**GIVEN REQUEST:** Skip all pictures. Write out the data below from its first line through the line that contains "const zip = (a: number[], b: number[])".

━━ SUPPLIED DATA ━━

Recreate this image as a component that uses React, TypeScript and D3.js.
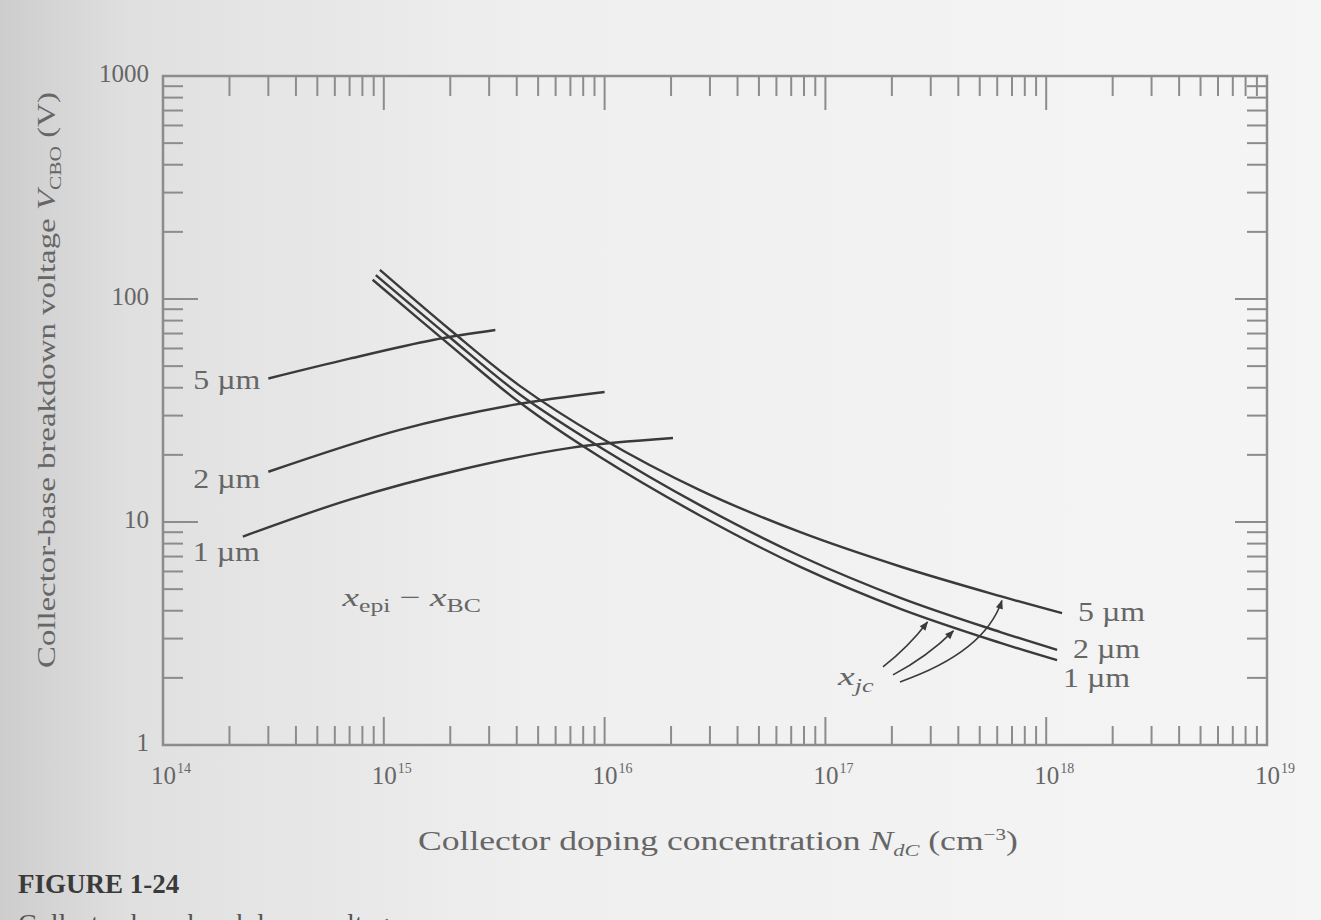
import React, { useEffect, useRef } from "react";
import * as d3 from "d3";

// x_jc curves (descending): doping N (cm^-3) vs breakdown V
const jc5N = [9.6e14, 2e15, 4.1e15, 9.5e15, 2.7e16, 7.7e16, 2.2e17, 6.2e17, 1.18e18];
const jc5V = [135, 72.6, 41, 24, 13.9, 9.0, 6.3, 4.65, 3.9];
const jc2N = [9.2e14, 2e15, 4.1e15, 9.5e15, 2.7e16, 7.7e16, 2.2e17, 6.2e17, 1.12e18];
const jc2V = [128, 67, 37.5, 21.7, 11.9, 7.04, 4.56, 3.21, 2.67];
const jc1N = [8.9e14, 2e15, 4.1e15, 9.5e15, 2.7e16, 7.7e16, 2.2e17, 6.2e17, 1.12e18];
const jc1V = [122, 62, 34.5, 19.6, 10.7, 6.29, 4.07, 2.87, 2.4];

// x_epi - x_BC curves (rising, punch-through)
const epi5N = [3e14, 7e14, 1.67e15, 3.2e15];
const epi5V = [44, 54, 65.5, 72.6];
const epi2N = [3e14, 1.18e15, 3.85e15, 1e16];
const epi2V = [16.8, 25.9, 33.5, 38.3];
const epi1N = [2.3e14, 7e14, 2.2e15, 7e15, 2.04e16];
const epi1V = [8.6, 12.6, 17.1, 21.5, 23.8];

const curveLabels = ["5 µm", "2 µm", "1 µm"];
const xDecades = [14, 15, 16, 17, 18, 19];
const yTickLabels = ["1", "10", "100", "1000"];
const jcArrowN = [2.9e17, 3.8e17, 6.3e17];

const zip = (a: number[], b: number[]) => a.map((v, i) => [v, b[i]] as [number, number]);

// log-log interpolation on a curve
const interpV = (ns: number[], vs: number[], n: number) => {
  const ln = Math.log10(n);
  for (let i = 0; i < ns.length - 1; i++) {
    const a = Math.log10(ns[i]), b = Math.log10(ns[i + 1]);
    if (ln >= a && ln <= b) {
      const t = (ln - a) / (b - a);
      return Math.pow(10, Math.log10(vs[i]) + t * (Math.log10(vs[i + 1]) - Math.log10(vs[i])));
    }
  }
  return vs[vs.length - 1];
};

const Chart = () => {
  const ref = useRef<SVGSVGElement>(null);

  useEffect(() => {
    const svg = d3.select(ref.current);
    svg.selectAll("*").remove();

    const W = 1321, H = 920;
    const serif = "'Liberation Serif', 'DejaVu Serif', serif";
    const ink = "#3a3a3a";
    const axisInk = "#8c8c8c";
    const textInk = "#666666";

    const x = d3.scaleLog().domain([1e14, 1e19]).range([163, 1267]);
    const y = d3.scaleLog().domain([1, 1000]).range([745, 76]);

    const defs = svg.append("defs");
    const bg = defs.append("linearGradient").attr("id", "paper")
      .attr("x1", "0%").attr("x2", "100%").attr("y1", "0%").attr("y2", "0%");
    bg.append("stop").attr("offset", "0%").attr("stop-color", "#cdcdcd");
    bg.append("stop").attr("offset", "10%").attr("stop-color", "#e0e0e0");
    bg.append("stop").attr("offset", "40%").attr("stop-color", "#efefef");
    bg.append("stop").attr("offset", "100%").attr("stop-color", "#f5f5f5");
    defs.append("marker").attr("id", "head")
      .attr("viewBox", "0 0 10 10").attr("refX", 9).attr("refY", 5)
      .attr("markerWidth", 10).attr("markerHeight", 9).attr("orient", "auto")
      .attr("markerUnits", "userSpaceOnUse")
      .append("path").attr("d", "M0,1 L10,5 L0,9 Z").attr("fill", ink);

    svg.append("rect").attr("width", W).attr("height", H).attr("fill", "url(#paper)");

    // stretch a text group horizontally (along its own direction) to a target width
    const fit = (g: any, w: number) => {
      const t = g.select("text").node() as SVGTextElement;
      const bw = t.getBBox().width;
      if (bw > 0) g.select("text").attr("transform", `scale(${w / bw},1)`);
    };

    // frame
    const [x0, x1] = x.range();
    const [y0, y1] = y.range();
    svg.append("rect")
      .attr("x", x0).attr("y", y1).attr("width", x1 - x0).attr("height", y0 - y1)
      .attr("fill", "none").attr("stroke", axisInk).attr("stroke-width", 2.5);

    // x ticks (top and bottom)
    const g = svg.append("g").attr("stroke", axisInk).attr("stroke-width", 2);
    xDecades.forEach((d, i) => {
      const xm = x(Math.pow(10, d));
      g.append("line").attr("x1", xm).attr("x2", xm).attr("y1", y0).attr("y2", y0 - 28);
      g.append("line").attr("x1", xm).attr("x2", xm).attr("y1", y1).attr("y2", y1 + 34);
      if (i < xDecades.length - 1) {
        for (let k = 2; k <= 9; k++) {
          const xv = x(k * Math.pow(10, d));
          g.append("line").attr("x1", xv).attr("x2", xv).attr("y1", y0).attr("y2", y0 - 19);
          g.append("line").attr("x1", xv).attr("x2", xv).attr("y1", y1).attr("y2", y1 + 20);
        }
      }
    });
    // y ticks (left and right)
    [0, 1, 2, 3].forEach((d) => {
      const ym = y(Math.pow(10, d));
      g.append("line").attr("y1", ym).attr("y2", ym).attr("x1", x0).attr("x2", x0 + 35);
      g.append("line").attr("y1", ym).attr("y2", ym).attr("x1", x1).attr("x2", x1 - 32);
      if (d < 3) {
        for (let k = 2; k <= 9; k++) {
          const yv = y(k * Math.pow(10, d));
          g.append("line").attr("y1", yv).attr("y2", yv).attr("x1", x0).attr("x2", x0 + 20);
          g.append("line").attr("y1", yv).attr("y2", yv).attr("x1", x1).attr("x2", x1 - 20);
        }
      }
    });

    // tick labels
    yTickLabels.forEach((t) => {
      svg.append("text").attr("x", x0 - 14).attr("y", y(+t) + 6)
        .attr("text-anchor", "end").attr("font-family", serif).attr("font-size", 25)
        .attr("fill", textInk).text(t);
    });
    xDecades.forEach((d) => {
      const tx = svg.append("text").attr("x", x(Math.pow(10, d)) - 12).attr("y", 784)
        .attr("font-family", serif).attr("font-size", 25).attr("fill", textInk);
      tx.append("tspan").text("10");
      tx.append("tspan").attr("dx", 1).attr("dy", -11).attr("font-size", 14).text(String(d));
    });

    // curves
    const line = d3.line<[number, number]>()
      .x((d) => x(d[0])).y((d) => y(d[1]))
      .curve(d3.curveCatmullRom.alpha(0.5));
    const jcCurves = [zip(jc5N, jc5V), zip(jc2N, jc2V), zip(jc1N, jc1V)];
    const epiCurves = [zip(epi5N, epi5V), zip(epi2N, epi2V), zip(epi1N, epi1V)];
    [...jcCurves, ...epiCurves].forEach((c) => {
      svg.append("path").attr("d", line(c)).attr("fill", "none")
        .attr("stroke", ink).attr("stroke-width", 2.4);
    });

    // labels for epi curves (left) and jc curves (right)
    const label = (tx: number, ty: number, s: string) =>
      svg.append("text").attr("x", tx).attr("y", ty).attr("font-family", serif)
        .attr("font-size", 27).attr("fill", textInk)
        .attr("textLength", 67).attr("lengthAdjust", "spacingAndGlyphs").text(s);
    const leftOff = [[-75, 10], [-75, 16], [-50, 24]];
    epiCurves.forEach((c, i) => {
      const p = c[0];
      label(x(p[0]) + leftOff[i][0], y(p[1]) + leftOff[i][1], curveLabels[i]);
    });
    const rightOff = [[16, 8], [16, 8], [6, 27]];
    jcCurves.forEach((c, i) => {
      const p = c[c.length - 1];
      label(x(p[0]) + rightOff[i][0], y(p[1]) + rightOff[i][1], curveLabels[i]);
    });

    // x_epi - x_BC annotation
    const epiG = svg.append("g").attr("transform", `translate(${x(6.5e14)},${y(4.2)})`);
    const epiTxt = epiG.append("text")
      .attr("font-family", serif).attr("font-size", 26).attr("fill", textInk);
    epiTxt.append("tspan").attr("font-style", "italic").text("x");
    epiTxt.append("tspan").attr("dy", 6).attr("font-size", 18).text("epi");
    epiTxt.append("tspan").attr("dy", -6).text(" − ");
    epiTxt.append("tspan").attr("font-style", "italic").text("x");
    epiTxt.append("tspan").attr("dy", 6).attr("font-size", 18).text("BC");
    fit(epiG, 140);

    // x_jc annotation with arrows
    const lx = x(1.14e17), ly = y(1.86);
    const jcG = svg.append("g").attr("transform", `translate(${lx},${ly})`);
    const jcTxt = jcG.append("text")
      .attr("font-family", serif).attr("font-size", 26).attr("fill", textInk);
    jcTxt.append("tspan").attr("font-style", "italic").text("x");
    jcTxt.append("tspan").attr("dy", 7).attr("font-size", 18).attr("font-style", "italic").text("jc");
    fit(jcG, 37);
    const targets = [
      [jcArrowN[0], interpV(jc1N, jc1V, jcArrowN[0])],
      [jcArrowN[1], interpV(jc1N, jc1V, jcArrowN[1])],
      [jcArrowN[2], interpV(jc5N, jc5V, jcArrowN[2])],
    ];
    const tails = [[45, -18], [55, -10], [62, -3]];
    const bends = [[3, 3], [4, 4], [34, 11]];
    targets.forEach((t, i) => {
      const sx = lx + tails[i][0], sy = ly + tails[i][1];
      const tx = x(t[0]), ty = y(t[1]) + 4;
      const cx = (sx + tx) / 2 + bends[i][0], cy = (sy + ty) / 2 + bends[i][1];
      svg.append("path").attr("d", `M${sx},${sy} Q${cx},${cy} ${tx},${ty}`)
        .attr("fill", "none").attr("stroke", ink).attr("stroke-width", 1.6)
        .attr("marker-end", "url(#head)");
    });

    // axis titles
    const xg = svg.append("g").attr("transform", "translate(418,850)");
    const xt = xg.append("text")
      .attr("font-family", serif).attr("font-size", 27).attr("fill", textInk);
    xt.append("tspan").text("Collector doping concentration ");
    xt.append("tspan").attr("font-style", "italic").text("N");
    xt.append("tspan").attr("dy", 6).attr("font-size", 17).attr("font-style", "italic").text("dC");
    xt.append("tspan").attr("dy", -6).text(" (cm");
    xt.append("tspan").attr("dy", -10).attr("font-size", 16).text("−3");
    xt.append("tspan").attr("dy", 10).text(")");
    fit(xg, 600);

    const yg = svg.append("g").attr("transform", "translate(55,668) rotate(-90)");
    const yt = yg.append("text")
      .attr("font-family", serif).attr("font-size", 26).attr("fill", textInk);
    yt.append("tspan").text("Collector-base breakdown voltage ");
    yt.append("tspan").attr("font-style", "italic").text("V");
    yt.append("tspan").attr("dy", 6).attr("font-size", 17).text("CBO");
    yt.append("tspan").attr("dy", -6).text(" (V)");
    fit(yg, 576);

    // caption
    svg.append("text").attr("x", 18).attr("y", 893).attr("font-family", serif)
      .attr("font-size", 27).attr("font-weight", "bold").attr("fill", "#3a3a3a").text("FIGURE 1-24");
    svg.append("text").attr("x", 18).attr("y", 933).attr("font-family", serif)
      .attr("font-size", 28).attr("fill", "#555").text("Collector-base breakdown voltage");
  }, []);

  return <svg ref={ref} width={1321} height={920} style={{ display: "block" }}></svg>;
};

export default function App() {
  return (
    <div style={{ position: "absolute", left: 0, top: 0 }}>
      <Chart />
    </div>
  );
}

━━━

**CORRECT RESULT:**
Recreate this image as a component that uses React, TypeScript and D3.js.
import React, { useEffect, useRef } from "react";
import * as d3 from "d3";

// x_jc curves (descending): doping N (cm^-3) vs breakdown V
const jc5N = [9.6e14, 2e15, 4.1e15, 9.5e15, 2.7e16, 7.7e16, 2.2e17, 6.2e17, 1.18e18];
const jc5V = [135, 72.6, 41, 24, 13.9, 9.0, 6.3, 4.65, 3.9];
const jc2N = [9.2e14, 2e15, 4.1e15, 9.5e15, 2.7e16, 7.7e16, 2.2e17, 6.2e17, 1.12e18];
const jc2V = [128, 67, 37.5, 21.7, 11.9, 7.04, 4.56, 3.21, 2.67];
const jc1N = [8.9e14, 2e15, 4.1e15, 9.5e15, 2.7e16, 7.7e16, 2.2e17, 6.2e17, 1.12e18];
const jc1V = [122, 62, 34.5, 19.6, 10.7, 6.29, 4.07, 2.87, 2.4];

// x_epi - x_BC curves (rising, punch-through)
const epi5N = [3e14, 7e14, 1.67e15, 3.2e15];
const epi5V = [44, 54, 65.5, 72.6];
const epi2N = [3e14, 1.18e15, 3.85e15, 1e16];
const epi2V = [16.8, 25.9, 33.5, 38.3];
const epi1N = [2.3e14, 7e14, 2.2e15, 7e15, 2.04e16];
const epi1V = [8.6, 12.6, 17.1, 21.5, 23.8];

const curveLabels = ["5 µm", "2 µm", "1 µm"];
const xDecades = [14, 15, 16, 17, 18, 19];
const yTickLabels = ["1", "10", "100", "1000"];
const jcArrowN = [2.9e17, 3.8e17, 6.3e17];

const zip = (a: number[], b: number[]) => a.map((v, i) => [v, b[i]] as [number, number]);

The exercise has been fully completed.